Fonte: The Human Impact of Data Literacy | Qlik & Accenture
Claro que mudanças na cultura não acontecem do dia pra noite, mas é fato que ela está em constante movimento. Sabendo disso e do quanto este é um pilar fundamental, os gestores devem estar sempre atentos, buscando compartilhar essa responsabilidade de desenvolver uma cultura justa e baseada em valores que façam sentido para as equipes, em consonância com os interesses da organização.
Dessa forma, a inclusão digital se torna um processo menos estressante e com melhores resultados, já que as pessoas estarão mais abertas e dispostas a incorporar novas ferramentas em sua rotina de trabalho, compreendendo mais a fundo não só as funcionalidades relativas a essas tecnologias e dados, mas os ganhos que ela pode ter com isso e, consequentemente, se interessando de forma mais genuína por análises, dados, etc.

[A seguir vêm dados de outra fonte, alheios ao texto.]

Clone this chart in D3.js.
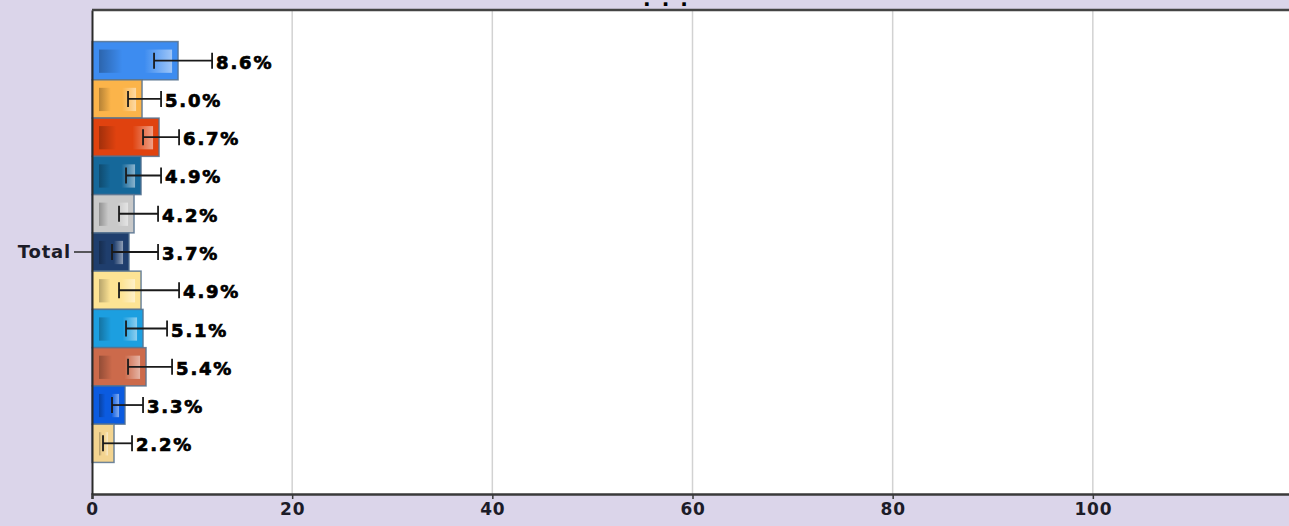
<!DOCTYPE html>
<html>
<head>
<meta charset="utf-8">
<script src="https://cdn.jsdelivr.net/npm/d3@7"></script>
<style>
  html, body { margin: 0; padding: 0; background: #dbd5ea; overflow: hidden; }
  svg { display: block; }
</style>
</head>
<body>
<div id="chart"></div>
<script>
// chart data
const categories = ['Total']
const seriesNames = ['s1', 's2', 's3', 's4', 's5', 's6', 's7', 's8', 's9', 's10', 's11']
const values = [8.6, 5.0, 6.7, 4.9, 4.2, 3.7, 4.9, 5.1, 5.4, 3.3, 2.2]
const lower = [6.2, 3.6, 5.1, 3.4, 2.7, 2.0, 2.7, 3.4, 3.6, 2.0, 1.1]
const upper = [12.0, 6.9, 8.7, 6.9, 6.6, 6.6, 8.7, 7.5, 8.0, 5.1, 4.0]
const colors = ['#3d8cf0', '#fbb44a', '#e0420f', '#15689a', '#c9c9c9', '#1f3e6d',
  '#fde394', '#1c9fe0', '#cc6a4b', '#0b5be0', '#f3d490']
const xTicks = [0, 20, 40, 60, 80, 100]
const gridTicks = [20, 40, 60, 80, 100, 120]

const width = 1289
const height = 526
const margin = { top: 10, right: -4, bottom: 32, left: 92 }
const innerW = width - margin.left - margin.right
const innerH = height - margin.top - margin.bottom

const svg = d3.select('#chart')
  .append('svg')
  .attr('width', width)
  .attr('height', height)

const defs = svg.append('defs')
const shade = defs.append('linearGradient').attr('id', 'shade')
shade.append('stop').attr('offset', '0').attr('stop-color', '#000').attr('stop-opacity', 0.28)
shade.append('stop').attr('offset', '0.32').attr('stop-color', '#000').attr('stop-opacity', 0.0)
shade.append('stop').attr('offset', '0.62').attr('stop-color', '#fff').attr('stop-opacity', 0.0)
shade.append('stop').attr('offset', '1').attr('stop-color', '#fff').attr('stop-opacity', 0.5)

// title (clipped at top in the original)
svg.append('text')
  .attr('x', 671)
  .attr('y', 6)
  .attr('text-anchor', 'middle')
  .style('font', 'bold 20px "DejaVu Sans"')
  .style('letter-spacing', '11px')
  .attr('fill', '#000')
  .text('...')

const g = svg.append('g')
  .attr('transform', `translate(${margin.left},${margin.top})`)

const x = d3.scaleLinear()
  .domain([0, 120])
  .range([0, innerW])

const y0 = d3.scaleBand()
  .domain(categories)
  .range([0, innerH])
  .paddingOuter(0.075)

const y1 = d3.scaleBand()
  .domain(seriesNames)
  .range([0, y0.bandwidth()])

// plot background
g.append('rect')
  .attr('width', innerW)
  .attr('height', innerH)
  .attr('fill', '#fff')

// grid
g.selectAll('.grid')
  .data(gridTicks)
  .join('line')
  .attr('x1', d => x(d))
  .attr('x2', d => x(d))
  .attr('y1', 0)
  .attr('y2', innerH)
  .attr('stroke', '#d2d2d2')
  .attr('stroke-width', 1.5)

const bars = g.append('g')
  .attr('transform', `translate(0,${y0('Total')})`)

const rows = bars.selectAll('g.row')
  .data(values.map((v, i) => ({ name: seriesNames[i], v, lo: lower[i], hi: upper[i], c: colors[i] })))
  .join('g')
  .attr('class', 'row')

rows.append('rect')
  .attr('x', x(0))
  .attr('y', d => y1(d.name))
  .attr('width', d => x(d.v) - x(0))
  .attr('height', y1.bandwidth())
  .attr('fill', d => d.c)
  .attr('stroke', '#56728f')
  .attr('stroke-opacity', 0.85)
  .attr('stroke-width', 1.5)

rows.append('rect')
  .attr('x', x(0) + 7)
  .attr('y', d => y1(d.name) + 8)
  .attr('width', d => Math.max(0, x(d.v) - x(0) - 13))
  .attr('height', y1.bandwidth() - 15)
  .attr('fill', 'url(#shade)')

// error bars
const cy = d => y1(d.name) + y1.bandwidth() / 2
rows.append('line')
  .attr('x1', d => x(d.lo))
  .attr('x2', d => x(d.hi))
  .attr('y1', cy)
  .attr('y2', cy)
  .attr('stroke', '#1a1a1a')
  .attr('stroke-width', 1.8)
rows.selectAll('line.cap')
  .data(d => [d.lo, d.hi].map(e => ({ e, d })))
  .join('line')
  .attr('class', 'cap')
  .attr('x1', p => x(p.e))
  .attr('x2', p => x(p.e))
  .attr('y1', p => cy(p.d) - 8)
  .attr('y2', p => cy(p.d) + 8)
  .attr('stroke', '#1a1a1a')
  .attr('stroke-width', 1.8)

rows.append('text')
  .attr('x', d => x(d.hi) + 4)
  .attr('y', d => cy(d) + 8)
  .style('font', 'bold 18px "DejaVu Sans"')
  .style('letter-spacing', '1.8px')
  .attr('fill', '#000')
  .attr('stroke', '#000')
  .attr('stroke-width', 0.7)
  .text(d => d.v.toFixed(1) + '%')

// axes
const xAxis = g.append('g')
  .attr('transform', `translate(0,${innerH})`)
  .call(d3.axisBottom(x).tickValues(xTicks).tickSize(5).tickPadding(4).tickFormat(d3.format('d')))
xAxis.select('.domain').attr('stroke', '#3a3a3a').attr('stroke-width', 2.5)
xAxis.selectAll('.tick line').attr('stroke', '#3a3a3a').attr('stroke-width', 1.5)
xAxis.selectAll('text')
  .style('font', 'bold 17px "DejaVu Sans"')
  .style('letter-spacing', '0.8px')
  .attr('fill', '#1c1c28')

const yAxis = g.append('g')
  .call(d3.axisLeft(y0).tickSize(18).tickPadding(3).tickSizeOuter(0))
yAxis.select('.domain').attr('stroke', '#2a2a2a').attr('stroke-width', 2)
yAxis.selectAll('.tick line').attr('stroke', '#2a2a2a').attr('stroke-width', 1.5)
yAxis.selectAll('text')
  .style('font', 'bold 18px "DejaVu Sans"')
  .style('letter-spacing', '0.8px')
  .attr('fill', '#1c1c28')

// top frame line
g.append('line')
  .attr('x1', 0)
  .attr('x2', innerW)
  .attr('y1', 0)
  .attr('y2', 0)
  .attr('stroke', '#444')
  .attr('stroke-width', 2.5)
</script>
</body>
</html>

Antes de investir milhões em projetos de uso de dados, portanto, invista em pessoas, pois elas são a chave para o sucesso das estratégias de data science e de quaisquer outros projetos. Se for preciso dar um passo atrás ou desacelerar o ritmo de implantação das análises para alfabetizar os colaboradores no que tange aos dados de forma mais cautelosa, inclusive tornando isso atraente para essas pessoas — e não só para os que estão habituados aos dados —, não hesite. Os resultados em médio e longo prazo se justificarão.